Fourth Dimensionalism and Self Empowerment
Fourth Dimensionalist solutions to these problems work by positing that we are extended in time, similarly to how we are in space. A thing maintains its identity simply by preceding and proceeding itself in time. Your arm is not your leg, but both are a part of you. Yourself at t1 and yourself at t2 are not the same, but both are a part of you. Fourth DImensionalism suggests that you are not one self, but an indefinite collection of temporal parts that all fit together like the countless frames in a movie. Their placement in time, not their identicalness in their spatial parts, is what gives them motion, relation, and identity.

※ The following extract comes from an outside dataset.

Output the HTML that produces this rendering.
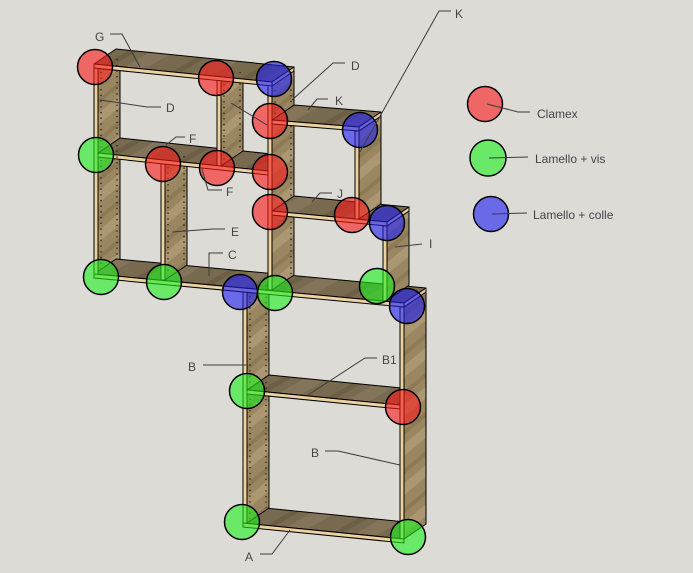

More than being an effective solution, this theory gave me a whole new way of thinking about myself. We tend to think of ourselves with solidity: who we are and what we believe. The truth, however, is comically opposite this way of thinking. We are not stubborn to change, we are created by it. Change is as much a part of us as our arms or our legs. It cannot be avoided and it will not be denied.
Many times in my life I’ve felt stuck, even hopeless. There are times I’ve resisted changing my mind or made a mistake I thought I’d never recover from. I’ve dwelled and mulled, seethed and ruminated. Know that no matter the moment, it will pass. Know this not as an empty offering of consoling words. Know it as the deepest functioning of your identity. A new part of you, a new self, will be birthed into the world, capable of forging a better future. You can only ever be a single one of an indefinite number of selves. You are not your past. You are only the briefest moment. Choose something better for that moment. Love yourself now, for you’re the only person you can ever be.